►

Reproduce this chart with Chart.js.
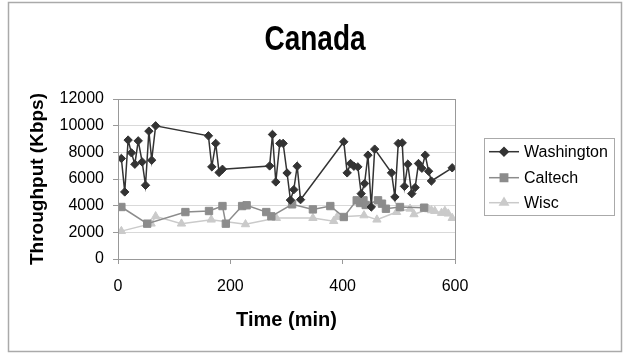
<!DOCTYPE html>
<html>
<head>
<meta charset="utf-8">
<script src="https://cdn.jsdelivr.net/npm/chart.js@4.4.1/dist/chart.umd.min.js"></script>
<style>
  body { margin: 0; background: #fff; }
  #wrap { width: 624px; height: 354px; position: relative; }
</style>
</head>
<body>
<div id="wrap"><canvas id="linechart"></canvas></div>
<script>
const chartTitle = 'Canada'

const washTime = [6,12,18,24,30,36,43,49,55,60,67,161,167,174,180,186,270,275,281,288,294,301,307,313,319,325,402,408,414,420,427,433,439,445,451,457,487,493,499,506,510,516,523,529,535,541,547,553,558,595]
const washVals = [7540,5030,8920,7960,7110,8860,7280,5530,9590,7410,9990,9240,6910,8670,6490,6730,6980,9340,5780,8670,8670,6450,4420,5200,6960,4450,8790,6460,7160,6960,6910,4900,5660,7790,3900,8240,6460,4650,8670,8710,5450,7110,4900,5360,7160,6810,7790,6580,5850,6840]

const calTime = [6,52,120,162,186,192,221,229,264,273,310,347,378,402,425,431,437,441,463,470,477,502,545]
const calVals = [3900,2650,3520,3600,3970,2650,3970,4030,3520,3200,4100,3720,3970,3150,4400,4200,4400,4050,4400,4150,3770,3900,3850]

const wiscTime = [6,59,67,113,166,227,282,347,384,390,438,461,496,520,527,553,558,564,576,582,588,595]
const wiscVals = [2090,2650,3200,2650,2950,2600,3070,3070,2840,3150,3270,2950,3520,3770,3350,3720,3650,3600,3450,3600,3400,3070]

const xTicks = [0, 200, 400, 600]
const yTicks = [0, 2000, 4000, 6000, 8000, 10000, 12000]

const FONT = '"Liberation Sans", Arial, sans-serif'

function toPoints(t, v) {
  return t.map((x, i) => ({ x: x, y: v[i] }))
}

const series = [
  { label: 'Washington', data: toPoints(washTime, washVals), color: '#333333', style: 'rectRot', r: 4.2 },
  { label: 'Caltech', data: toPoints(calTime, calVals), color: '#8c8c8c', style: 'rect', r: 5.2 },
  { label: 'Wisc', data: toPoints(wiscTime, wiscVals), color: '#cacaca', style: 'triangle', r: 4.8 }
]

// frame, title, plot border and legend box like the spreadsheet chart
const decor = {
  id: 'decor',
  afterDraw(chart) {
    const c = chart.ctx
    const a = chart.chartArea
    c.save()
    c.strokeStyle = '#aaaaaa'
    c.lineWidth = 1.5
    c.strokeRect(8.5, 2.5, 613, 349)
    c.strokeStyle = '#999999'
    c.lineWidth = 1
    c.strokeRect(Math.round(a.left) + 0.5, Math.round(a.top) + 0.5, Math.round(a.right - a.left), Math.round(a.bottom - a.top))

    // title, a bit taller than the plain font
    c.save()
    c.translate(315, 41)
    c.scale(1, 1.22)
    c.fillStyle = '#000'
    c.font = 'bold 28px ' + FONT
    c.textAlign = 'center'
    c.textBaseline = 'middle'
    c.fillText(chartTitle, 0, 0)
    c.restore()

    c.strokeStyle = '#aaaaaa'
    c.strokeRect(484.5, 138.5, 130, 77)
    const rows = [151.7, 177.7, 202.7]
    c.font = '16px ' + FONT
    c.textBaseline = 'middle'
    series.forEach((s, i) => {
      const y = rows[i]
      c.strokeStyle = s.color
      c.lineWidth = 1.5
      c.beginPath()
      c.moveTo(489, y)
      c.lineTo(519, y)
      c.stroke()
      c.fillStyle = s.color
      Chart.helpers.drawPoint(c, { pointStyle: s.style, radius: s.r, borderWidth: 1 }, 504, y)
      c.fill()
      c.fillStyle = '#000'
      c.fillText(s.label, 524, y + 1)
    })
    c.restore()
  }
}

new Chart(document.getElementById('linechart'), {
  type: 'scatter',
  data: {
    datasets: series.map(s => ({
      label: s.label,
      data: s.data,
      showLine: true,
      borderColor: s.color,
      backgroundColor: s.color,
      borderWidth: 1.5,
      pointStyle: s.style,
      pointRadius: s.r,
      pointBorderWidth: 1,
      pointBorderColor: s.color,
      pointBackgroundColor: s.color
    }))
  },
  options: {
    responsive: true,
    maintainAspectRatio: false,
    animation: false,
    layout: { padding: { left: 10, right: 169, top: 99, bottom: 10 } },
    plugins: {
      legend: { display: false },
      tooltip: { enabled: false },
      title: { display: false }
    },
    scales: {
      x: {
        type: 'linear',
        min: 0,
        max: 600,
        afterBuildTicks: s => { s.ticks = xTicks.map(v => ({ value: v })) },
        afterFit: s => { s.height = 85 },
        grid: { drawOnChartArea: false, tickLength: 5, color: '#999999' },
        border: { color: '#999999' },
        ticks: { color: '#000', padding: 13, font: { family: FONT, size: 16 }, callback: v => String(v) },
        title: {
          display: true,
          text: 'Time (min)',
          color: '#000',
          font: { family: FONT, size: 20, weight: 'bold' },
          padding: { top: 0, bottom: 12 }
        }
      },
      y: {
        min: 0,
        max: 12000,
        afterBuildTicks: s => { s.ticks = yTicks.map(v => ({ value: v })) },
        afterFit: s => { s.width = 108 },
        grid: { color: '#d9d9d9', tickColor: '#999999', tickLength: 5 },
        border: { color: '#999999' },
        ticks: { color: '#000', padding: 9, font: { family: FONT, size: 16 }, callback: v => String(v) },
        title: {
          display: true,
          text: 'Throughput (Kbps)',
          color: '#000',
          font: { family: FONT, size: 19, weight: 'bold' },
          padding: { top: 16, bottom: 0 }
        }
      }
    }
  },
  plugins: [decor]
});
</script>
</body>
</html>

◄

Repeat only the lines from the beginning of the material through the line containing "const chartTitle = 'Canada'", both ends kept, leaving pictures out.

[Task result]
Reproduce this chart with Chart.js.
<!DOCTYPE html>
<html>
<head>
<meta charset="utf-8">
<script src="https://cdn.jsdelivr.net/npm/chart.js@4.4.1/dist/chart.umd.min.js"></script>
<style>
  body { margin: 0; background: #fff; }
  #wrap { width: 624px; height: 354px; position: relative; }
</style>
</head>
<body>
<div id="wrap"><canvas id="linechart"></canvas></div>
<script>
const chartTitle = 'Canada'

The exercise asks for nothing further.